El primero que los mencionó fue un loco llamado Albert Bender en los cincuenta, en plena fiebre OVNI, cuando la paranoia gringa hervía más que los frijoles en olla de barro. Dijo que tres sujetos vestidos de negro lo visitaron después de que empezó a escribir sobre platillos voladores. Le dijeron que se callara. Que se retirara. Que cerrara su club de investigación. Y lo hizo. Se cagó de miedo y nunca volvió a hablar del tema. ¿Casualidad? No mames.

Desde entonces los testimonios han llovido como balas en barrio bravo. Todos iguales. Siempre llegan después de un avistamiento. Siempre manteniendo la misma postura de “conocemos lo que observas, pero es más beneficioso que no abras la boca”. Gente temblando, gente llorando, gente maldiciendo su suerte. Algunos desaparecen. Otros terminan en siquiátricos. Y los que sobreviven apenas logran hilvanar un relato entre pesadillas y pastillas para dormir.

Los describen como espectros disfrazados de burócratas. Blancos como la leche, pálidos como cadáver de morgue. Hablan raro. Caminan raro. A veces no saben usar un tenedor o un teléfono. Una vez, uno le preguntó a un testigo para qué servían los helados. “¿Para qué sirven?”, dijo, como si fuera un extraterrestre tratando de hacerse pasar por humano y fracasando miserablemente.

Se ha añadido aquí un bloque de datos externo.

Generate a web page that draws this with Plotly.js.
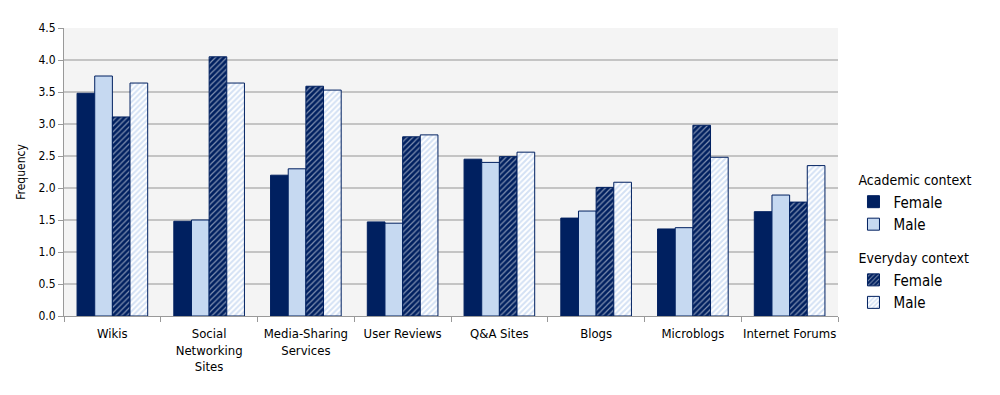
<!DOCTYPE html>
<html>
<head>
<meta charset="utf-8">
<script src="https://cdn.plot.ly/plotly-3.0.1.min.js"></script>
<style>html,body{margin:0;padding:0;background:#fff;}#chart{width:1000px;height:395px;}</style>
</head>
<body>
<div id="chart"></div>
<script>
var categories = ["Wikis", "Social<br>Networking<br>Sites", "Media-Sharing<br>Services", "User Reviews", "Q&A Sites", "Blogs", "Microblogs", "Internet Forums"];
var academicFemale = [3.48, 1.48, 2.20, 1.47, 2.45, 1.53, 1.36, 1.63];
var academicMale   = [3.75, 1.50, 2.30, 1.45, 2.40, 1.64, 1.38, 1.89];
var everydayFemale = [3.11, 4.05, 3.59, 2.80, 2.49, 2.01, 2.98, 1.78];
var everydayMale   = [3.64, 3.64, 3.53, 2.83, 2.56, 2.09, 2.48, 2.35];
var yTickVals = [0, 0.5, 1.0, 1.5, 2.0, 2.5, 3.0, 3.5, 4.0, 4.5];

var navy = "#002060";
var light = "#c6d9f1";
var FONT = "DejaVu Sans Condensed, DejaVu Sans, sans-serif";

var traces = [
  {type:"bar", name:"Female", x:categories, y:academicFemale, legendgroup:"acad",
   legendgrouptitle:{text:"Academic context"},
   marker:{color:navy, line:{color:navy, width:1}}},
  {type:"bar", name:"Male", x:categories, y:academicMale, legendgroup:"acad",
   marker:{color:light, line:{color:navy, width:1}}},
  {type:"bar", name:"Female", x:categories, y:everydayFemale, legendgroup:"every",
   legendgrouptitle:{text:"Everyday context"},
   marker:{color:navy, line:{color:navy, width:1},
     pattern:{shape:"/", bgcolor:navy, fgcolor:"#ffffff", size:4, solidity:0.3, fillmode:"overlay"}}},
  {type:"bar", name:"Male", x:categories, y:everydayMale, legendgroup:"every",
   marker:{color:"#ffffff", line:{color:navy, width:1},
     pattern:{shape:"/", bgcolor:"#ffffff", fgcolor:"#a9c4ea", size:4, solidity:0.5, fillmode:"overlay"}}}
];

var layout = {
  width:1000, height:395,
  margin:{l:64, r:162, t:28, b:79},
  paper_bgcolor:"#ffffff",
  plot_bgcolor:"#f4f4f4",
  font:{family:FONT, size:12, color:"#000"},
  barmode:"group",
  bargap:0.27,
  bargroupgap:0,
  showlegend:true,
  legend:{x:1.02, y:0.527, xanchor:"left", yanchor:"top", traceorder:"grouped",
    tracegroupgap:12, itemwidth:30, font:{family:FONT, size:15, color:"#000"},
    grouptitlefont:{family:FONT, size:14, color:"#000"}, bgcolor:"rgba(0,0,0,0)"},
  xaxis:{type:"category", tickson:"boundaries", ticks:"outside", ticklen:5, tickcolor:"#999",
    showline:true, linecolor:"#999", linewidth:1, showgrid:false, ticklabelstandoff:5, tickangle:0,
    tickfont:{family:FONT, size:13, color:"#000"}},
  yaxis:{range:[0,4.5], tickvals:yTickVals, tickformat:".1f", ticks:"outside", ticklen:5, tickcolor:"#999",
    showline:true, linecolor:"#999", linewidth:1, showgrid:true, gridcolor:"#c4c4c4", gridwidth:2,
    zeroline:false, tickfont:{family:FONT, size:12, color:"#000"},
    title:{text:"Frequency", font:{family:FONT, size:12, color:"#000"}, standoff:10}}
};

Plotly.newPlot("chart", traces, layout, {displayModeBar:false, staticPlot:true});
</script>
</body>
</html>
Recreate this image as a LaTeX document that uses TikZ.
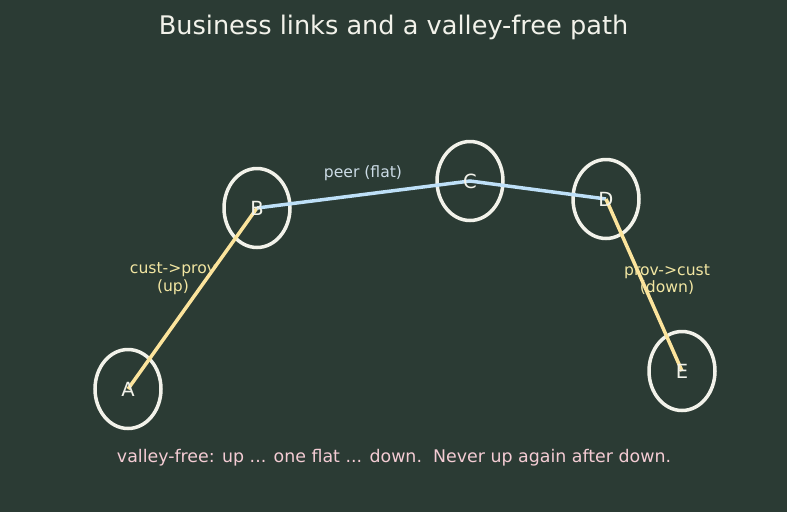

¿Y sabes qué es lo más jodido de todo? Que nadie sabe quién carajos los manda. Unos dicen que son del gobierno. Otros, que son androides, o aliens disfrazados, o entes interdimensionales que protegen secretos que nos romperían la cabeza de solo saberlos. La verdad es que ya ni importa. Lo único claro es que están ahí. En la sombra. En la esquina. En el auto negro con los vidrios polarizados que no tiene placas y no hace ruido. Ahí están. Viéndote.

Algunos creen que son parte de un teatro macabro. Que su función no es solo silenciar sino crear más caos. ¿Te das cuenta? Te dicen que no hables y con eso ya sembraron la duda. Te asustan y al mismo tiempo te convencen de que lo que viste era real. Porque si no fuera real, ¿por qué mandarían a tres pinches hombres siniestros a tocarte la puerta?

Y luego están los otros, los más pendejos, los que piensan que todo es ficción de Hollywood. Que Will Smith y su neuralizador son el verdadero rostro del mito. Jajaja. Como si la verdad se pudiera reducir a una comedia palomera. Los hombres de negro reales no hacen chistes. No bailan. No salvan al mundo. Te debilitan el espíritu y te dejan con un tic en el ojo y una sensación de tensión en las manos que no se disipa jamás.

¿Sabes qué hacen cuando te visitan? No te amenazan con pistolas ni te torturan. No hace falta. Te miran. Te hablan. Te cuentan cosas que nadie más debería saber. Cosas de tu infancia. De tus traumas. De lo que soñaste anoche. Te ven por dentro, como si tuvieran un microscopio en la mirada. Y luego se van. Sin huella. Sin sonido. Solo el olor rancio del miedo pegado en tus paredes.

Los hombres de negro son como el cáncer de la verdad. Llegan cuando empieza a crecer algo peligroso. Y lo extirpan. Aunque eso signifique quemarte los recuerdos. Aunque eso signifique borrar una parte de ti que ya nunca volverás a encontrar. Son los pastores del silencio. Los sepultureros de lo inexplicable. Los hijos de la chingada que limpien el desastre que no entendemos.

Los hombres de negro

Estaba sentado en mi sillón viendo la tele cuando llamaron a la puerta; eran unos pinches monos vestidos de negro, todos pálidos cual paleta congelada de coco, con sus lentes obscuros (eso sí, Ray-Ban muy caros). Al principio fueron amables, pero conforme avanzaba la plática se empezaron a poner violentos. Eran dos. El primero trató de amedrentarme porque veía el programa de Alienígenas ancestrales; no tuve más remedio que romperle la madre. El otro se espantó al ver mis movimientos, cual Jackie Chan; los aventé por la puerta y seguí viendo mi programa.